Not all luxury watches are created equal. A few select brands submit their watches for the Geneva Seal, the ultimate certification of quality in fine watchmaking. Here is a guide to what it means when a watch is stamped with the Hallmark of Geneva.
The Geneva Seal—a.k.a. Poincon de Genève, Geneva Hallmark and Hallmark of Geneva—is a quality seal awarded to watches submitted for inspection to an independent bureau operating under state control in Geneva. The Poincon de Genève is currently the only watchmaking label to benefit from a State guarantee, and that effort is fulfilled by TimeLab – the Geneva Laboratory of Horology and Micro-engineering.
To receive the seal, the watch movement must meet 12 criteria relating to the quality of its finishing and materials. The certificate is only awarded to timepieces with remarkable decorative finishes, qualifying them as works of art. Additionally, the certificate guarantees the watch is of top-quality craftsmanship and chronometrically precise. The finished watch is also tested for water resistance, power reserve, and more.
Most importantly, to be acknowledged by the Canton of Geneva and therefore even be eligible to be inspected for the Seal, the watch—and all of its parts—must be manufactured in Geneva. If a watch is diamond set, even the diamond setting must be done in Geneva. The seal (with the Geneva Coat of arms on it) is stamped on the watch movement when approved.

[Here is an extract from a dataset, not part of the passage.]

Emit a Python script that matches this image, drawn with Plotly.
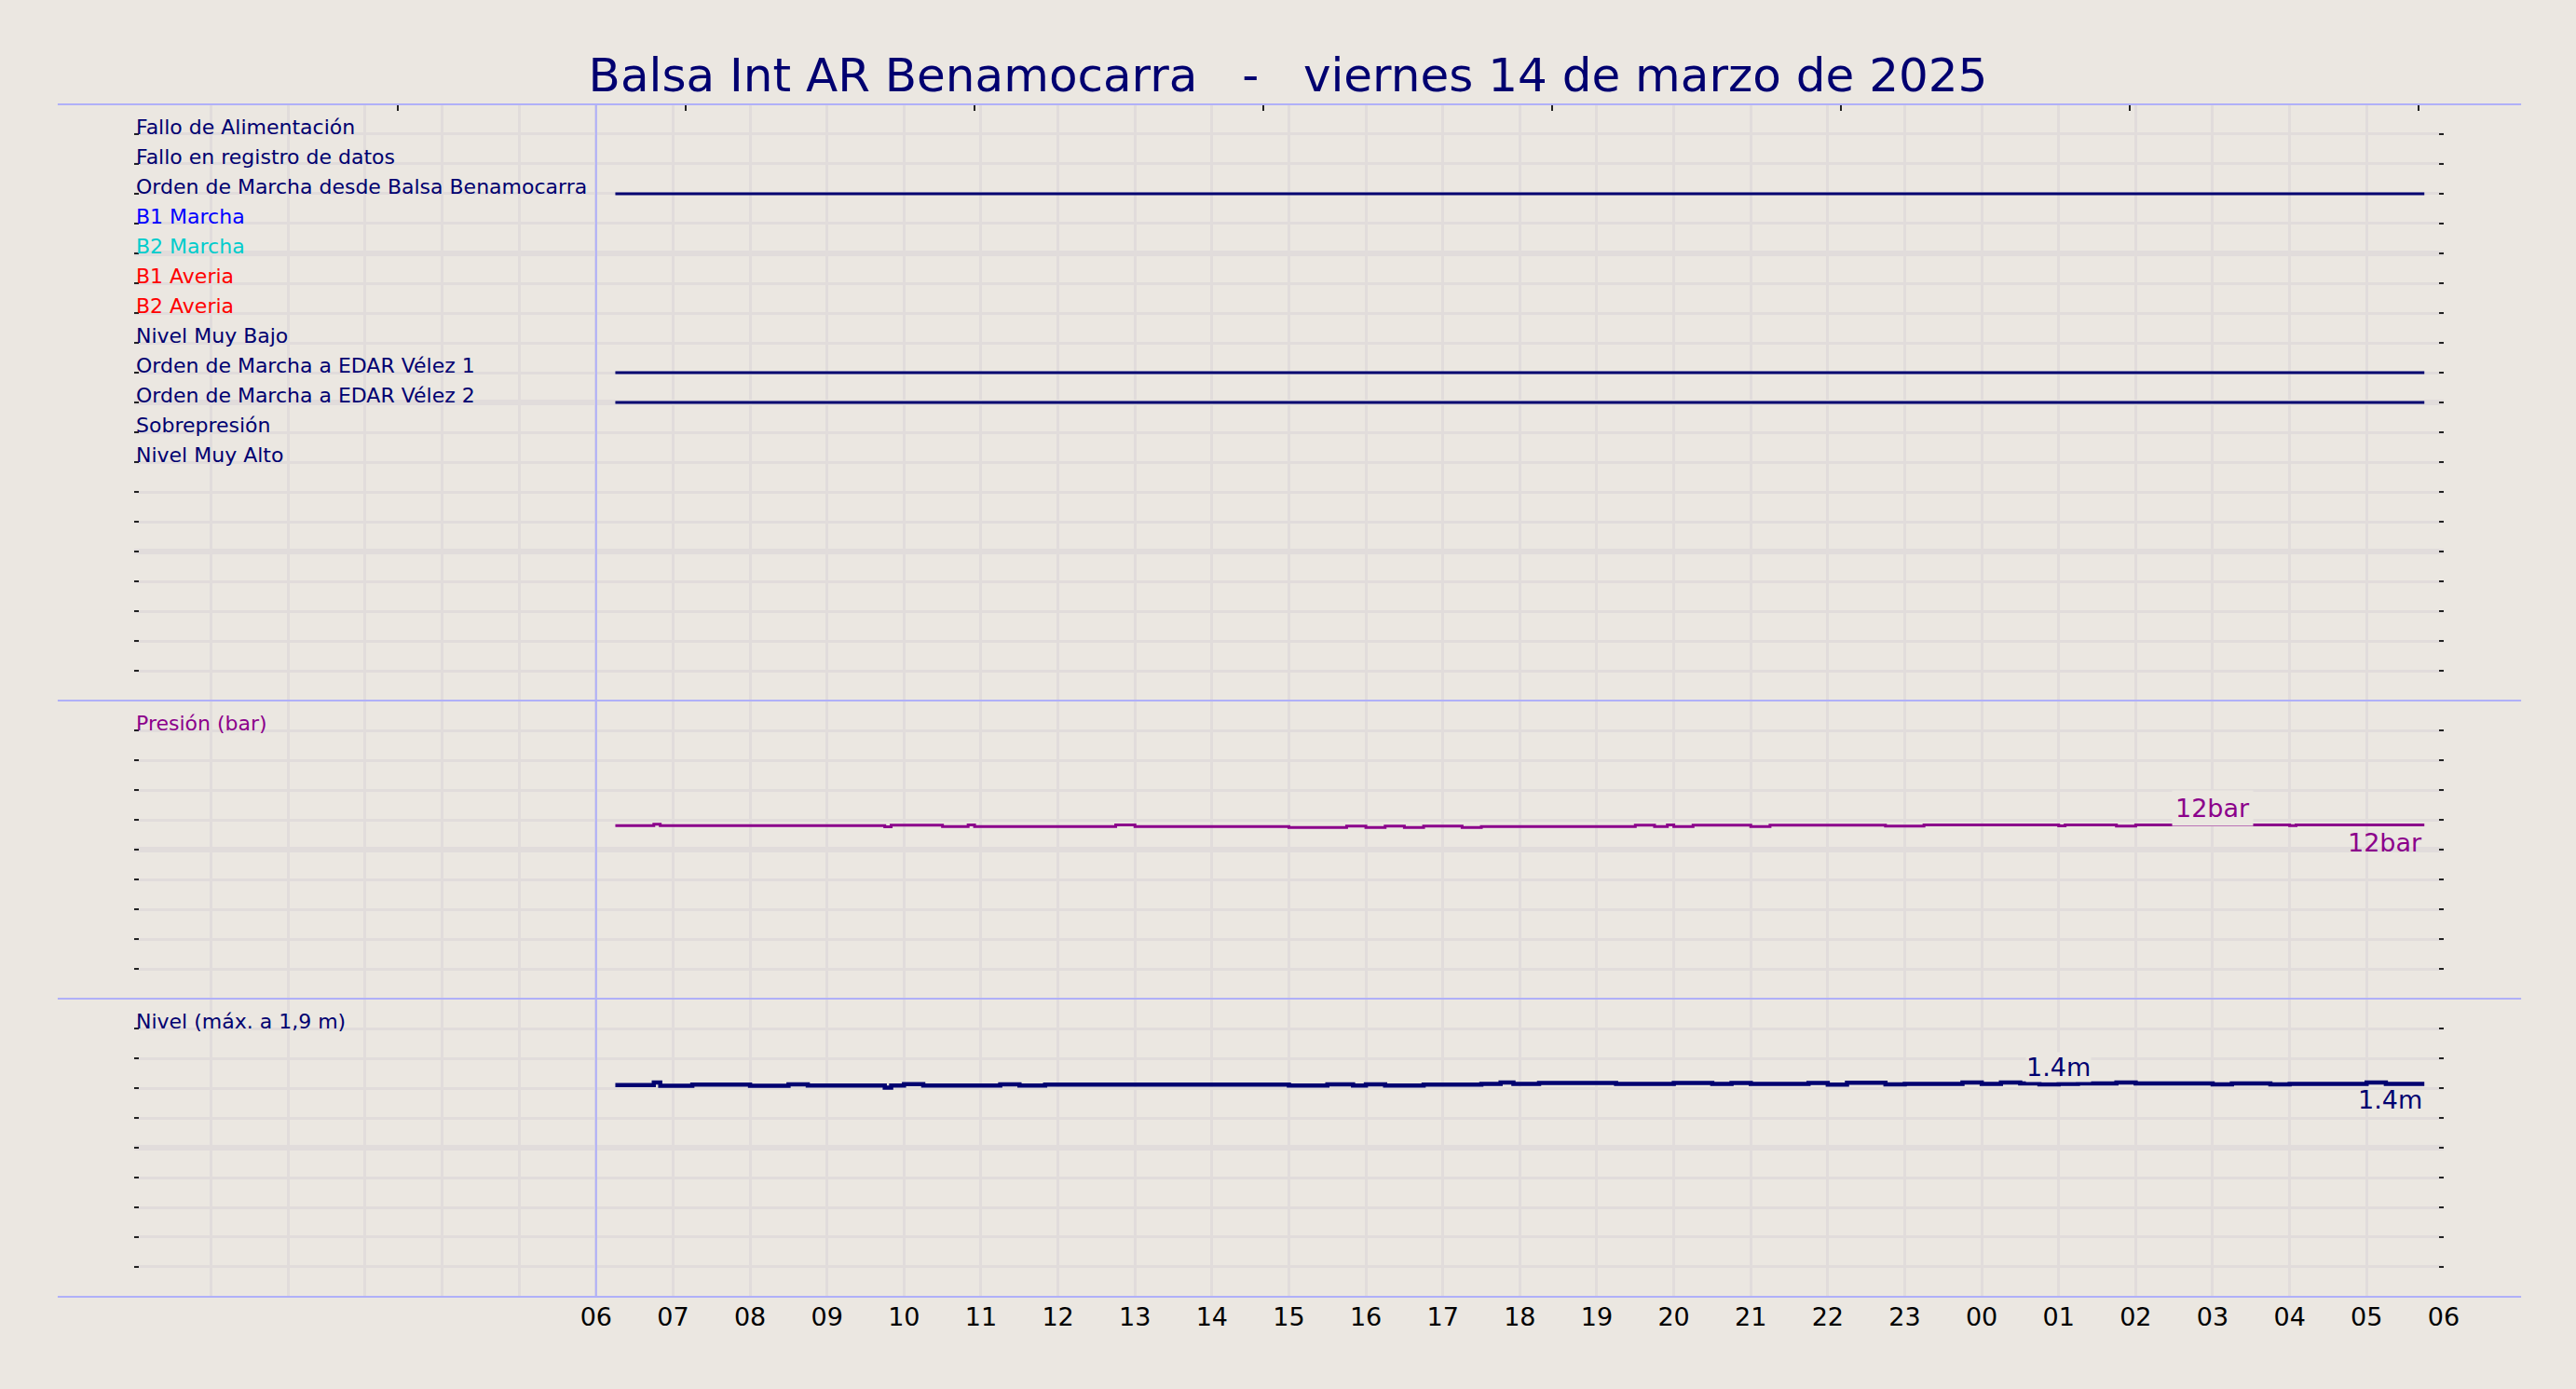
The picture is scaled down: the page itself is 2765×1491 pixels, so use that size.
import pandas as pd
import plotly.graph_objects as go

# --- datos del informe ---
fecha = "2025-03-14"
titulo = "Balsa Int AR Benamocarra   -   viernes 14 de marzo de 2025"

senales = ["Fallo de Alimentación", "Fallo en registro de datos",
           "Orden de Marcha desde Balsa Benamocarra", "B1 Marcha", "B2 Marcha",
           "B1 Averia", "B2 Averia", "Nivel Muy Bajo",
           "Orden de Marcha a EDAR Vélez 1", "Orden de Marcha a EDAR Vélez 2",
           "Sobrepresión", "Nivel Muy Alto"]
colores_senal = ["#000070", "#000070", "#000070", "#0000ff", "#00cccc", "#ff0000",
                 "#ff0000", "#000070", "#000070", "#000070", "#000070", "#000070"]
senal_activa = [0, 0, 1, 0, 0, 0, 0, 0, 1, 1, 0, 0]
inicio_datos = "06:15"
fin_datos = "05:45"

presion_horas = ["06:15", "06:45", "06:50", "09:45", "09:50", "10:30", "10:50", "10:55",
                 "12:45", "13:00", "15:00", "15:45", "16:00", "16:15", "16:30", "16:45",
                 "17:15", "17:30", "19:30", "19:45", "19:55", "20:00", "20:15", "21:00",
                 "21:15", "22:45", "23:15", "01:00", "01:05", "01:45", "02:00", "04:00",
                 "04:05", "05:45"]
presion_bar = [11.62, 11.71, 11.62, 11.53, 11.64, 11.55, 11.66, 11.55,
               11.66, 11.55, 11.49, 11.58, 11.49, 11.58, 11.49, 11.58,
               11.49, 11.55, 11.64, 11.55, 11.66, 11.55, 11.64, 11.55,
               11.65, 11.58, 11.66, 11.60, 11.66, 11.58, 11.66, 11.62,
               11.66, 11.66]

nivel_horas = ["06:15", "06:45", "06:50", "07:15", "08:00", "08:30", "08:45", "09:45",
               "09:50", "10:00", "10:15", "11:15", "11:30", "11:50", "15:00", "15:30",
               "15:50", "16:00", "16:15", "16:45", "17:30", "17:45", "17:55", "18:15",
               "19:15", "20:00", "20:30", "20:45", "21:00", "21:45", "22:00", "22:15",
               "22:45", "23:00", "23:45", "00:00", "00:15", "00:30", "00:45", "01:00",
               "01:15", "01:45", "02:00", "03:00", "03:15", "03:45", "04:00", "05:00",
               "05:15", "05:45"]
nivel_m = [1.421, 1.437, 1.415, 1.423, 1.415, 1.425, 1.417, 1.404,
           1.417, 1.427, 1.417, 1.425, 1.417, 1.423, 1.417, 1.425,
           1.417, 1.425, 1.417, 1.423, 1.429, 1.437, 1.429, 1.435,
           1.429, 1.435, 1.429, 1.435, 1.429, 1.435, 1.423, 1.436,
           1.425, 1.429, 1.437, 1.429, 1.437, 1.431, 1.425, 1.429,
           1.431, 1.437, 1.431, 1.425, 1.431, 1.425, 1.429, 1.437,
           1.429, 1.429]

horas_eje = ["", "", "", "", "", "", "06", "07", "08", "09", "10", "11", "12", "13",
             "14", "15", "16", "17", "18", "19", "20", "21", "22", "23", "00", "01",
             "02", "03", "04", "05", "06"]
marcas_superiores = [0.114, 0.239, 0.364, 0.489, 0.614, 0.739, 0.864, 0.989]

hora_etiqueta_presion = "03:00"
hora_etiqueta_nivel = "01:00"

# --- estilo ---
FONDO = "#ebe7e1"
REJILLA = "#e1dcdb"
AZUL_SEP = "#b0b0f8"
MARINO = "#000070"
MORADO = "#8b008b"
FUENTE = "DejaVu Sans"

DOM_X = [0.0521, 0.9486]
DOM_SUP = [0.4956, 0.9249]
DOM_MED = [0.2810, 0.4956]
DOM_INF = [0.0664, 0.2810]


def a_fecha(hhmm):
    # el informe va de 06:00 a 06:00 del día siguiente
    t = pd.Timestamp(f"{fecha} {hhmm}")
    if t.hour < 6:
        t += pd.Timedelta(days=1)
    return t


eje_inicio = pd.Timestamp(fecha)
eje_fin = eje_inicio + pd.Timedelta(hours=30)
dia_inicio = eje_inicio + pd.Timedelta(hours=6)
horas_ticks = pd.date_range(eje_inicio, periods=len(horas_eje), freq="h")

t_ini = a_fecha(inicio_datos)
t_fin = a_fecha(fin_datos)
presion = pd.Series(presion_bar, index=[a_fecha(h) for h in presion_horas])
nivel = pd.Series(nivel_m, index=[a_fecha(h) for h in nivel_horas])

fig = go.Figure()

# señales digitales
for i, (nombre, activa) in enumerate(zip(senales, senal_activa)):
    fila = 19 - i
    if activa:
        fig.add_trace(go.Scatter(x=[t_ini, t_fin], y=[fila, fila], mode="lines",
                                 line=dict(color=MARINO, width=3), name=nombre,
                                 xaxis="x", yaxis="y"))

fig.add_trace(go.Scatter(x=presion.index, y=presion.values, mode="lines",
                         line=dict(color=MORADO, width=3, shape="hv"),
                         name="Presión", xaxis="x", yaxis="y2"))
fig.add_trace(go.Scatter(x=nivel.index, y=nivel.values, mode="lines",
                         line=dict(color=MARINO, width=4.5, shape="hv"),
                         name="Nivel", xaxis="x", yaxis="y3"))
# eje superior solo con marcas
fig.add_trace(go.Scatter(x=[], y=[], xaxis="x2", yaxis="y", showlegend=False))


def eje_y(dominio, rango, mayor, menor):
    return dict(domain=dominio, range=rango, anchor="x",
                tickmode="array", tickvals=mayor, showticklabels=False,
                ticks="inside", ticklen=5, tickwidth=2, tickcolor="#222222",
                showgrid=True, gridcolor=REJILLA, gridwidth=6,
                zeroline=False, showline=False, mirror="ticks", fixedrange=True,
                minor=dict(tickmode="array", tickvals=menor, showgrid=True,
                           gridcolor=REJILLA, gridwidth=3, ticks="inside",
                           ticklen=5, tickwidth=2, tickcolor="#222222"))


anotaciones = []
for i, (nombre, color) in enumerate(zip(senales, colores_senal)):
    anotaciones.append(dict(x=DOM_X[0], xref="paper", xanchor="left",
                            y=19 - i, yref="y", yanchor="bottom", yshift=-7,
                            text=nombre, showarrow=False,
                            font=dict(size=22, color=color, family=FUENTE)))
anotaciones.append(dict(x=DOM_X[0], xref="paper", xanchor="left", y=18, yref="y2",
                        yanchor="bottom", yshift=-7, text="Presión (bar)",
                        showarrow=False, font=dict(size=22, color=MORADO, family=FUENTE)))
anotaciones.append(dict(x=DOM_X[0], xref="paper", xanchor="left", y=1.8, yref="y3",
                        yanchor="bottom", yshift=-7, text="Nivel (máx. a 1,9 m)",
                        showarrow=False, font=dict(size=22, color=MARINO, family=FUENTE)))

# etiquetas de valor
tp = a_fecha(hora_etiqueta_presion)
tn = a_fecha(hora_etiqueta_nivel)
vp = presion.asof(tp)
vn = nivel.asof(tn)
for x, y, yref, texto, color, dy, pad in [
        (tp, vp, "y2", f"{round(presion.max())}bar", MORADO, -2, 3),
        (tn, vn, "y3", f"{nivel.max():.1f}m", MARINO, 1, 0)]:
    anotaciones.append(dict(x=x, y=y, xref="x", yref=yref, yanchor="bottom", yshift=dy,
                            text=texto, showarrow=False, bgcolor=FONDO, borderpad=pad,
                            font=dict(size=27, color=color, family=FUENTE)))
for y, yref, texto, color, dy in [
        (presion.iloc[-1], "y2", f"{round(presion.iloc[-1])}bar", MORADO, -2),
        (nivel.iloc[-1], "y3", f"{nivel.iloc[-1]:.1f}m", MARINO, 0)]:
    anotaciones.append(dict(x=t_fin, y=y, xref="x", yref=yref, xanchor="right",
                            yanchor="top", yshift=dy, text=texto, showarrow=False,
                            font=dict(size=27, color=color, family=FUENTE)))

# líneas separadoras
formas = []
for yp in [DOM_SUP[1], DOM_SUP[0], DOM_MED[0], DOM_INF[0]]:
    formas.append(dict(type="line", xref="paper", yref="paper", x0=0.0224, x1=0.9787,
                       y0=yp, y1=yp, line=dict(color=AZUL_SEP, width=2)))
formas.append(dict(type="line", xref="x", yref="paper", x0=dia_inicio, x1=dia_inicio,
                   y0=DOM_INF[0], y1=DOM_SUP[1], line=dict(color=AZUL_SEP, width=2)))

fig.update_layout(
    autosize=True,
    # sin autoexpand: la última etiqueta "06" no debe empujar el margen derecho
    margin=dict(l=0, r=0, t=0, b=0, autoexpand=False),
    paper_bgcolor=FONDO, plot_bgcolor=FONDO,
    showlegend=False,
    font=dict(family=FUENTE, color="black"),
    title=dict(text=titulo.replace(" ", "\u00a0"), x=0.5, xanchor="center",
               y=0.9457, yanchor="middle", yref="container",
               font=dict(size=50, color=MARINO, family=FUENTE)),
    xaxis=dict(domain=DOM_X, anchor="y3", range=[eje_inicio, eje_fin],
               tickmode="array", tickvals=horas_ticks, ticktext=horas_eje,
               ticks="", showgrid=True, gridcolor=REJILLA, gridwidth=3,
               zeroline=False, showline=False, fixedrange=True, ticklabelstandoff=3,
               tickfont=dict(size=27, color="black", family=FUENTE)),
    xaxis2=dict(overlaying="x", side="top", anchor="y", range=[0, 1],
                tickmode="array", tickvals=marcas_superiores, showticklabels=False,
                ticks="inside", ticklen=7, tickwidth=2, tickcolor="#222222",
                showgrid=False, zeroline=False, showline=False, fixedrange=True),
    yaxis=eje_y(DOM_SUP, [0, 20], [5, 10, 15], list(range(0, 21))),
    yaxis2=eje_y(DOM_MED, [0, 20], [10], list(range(0, 21, 2))),
    yaxis3=eje_y(DOM_INF, [0, 2], [1.0], [round(i * 0.2, 1) for i in range(11)]),
    annotations=anotaciones,
    shapes=formas,
)

# la figura ocupa toda la ventana: sin margen ni barras de desplazamiento
ajuste = ("var de=document.documentElement, b=document.body;"
          "de.style.height='100%'; de.style.overflow='hidden';"
          "de.style.background='" + FONDO + "';"
          "b.style.height='100%'; b.style.margin='0'; b.style.overflow='hidden';"
          "var gd=document.getElementById('{plot_id}');"
          "gd.parentElement.style.height='100%';"
          "Plotly.Plots.resize(gd);")
fig.write_html("out.html", config={"displayModeBar": False}, post_script=ajuste)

Earning the Poincon de Genève is no easy feat—especially in a watch with hundreds of components, as each and every part (from wheel trains to the adjustment system, balance wheel, spring, and all shaped parts, including screws and pins) must be finely decorated and finished to flawless perfection. Screws and pins must have polished chamfers and straight-grained sides. Currently, just a small number of brands submit their watches for the Geneva Seal. Since September 2013, any watch issued the Geneva Seal receives a unique key or code that a purchaser can use to check the authenticity of the certification.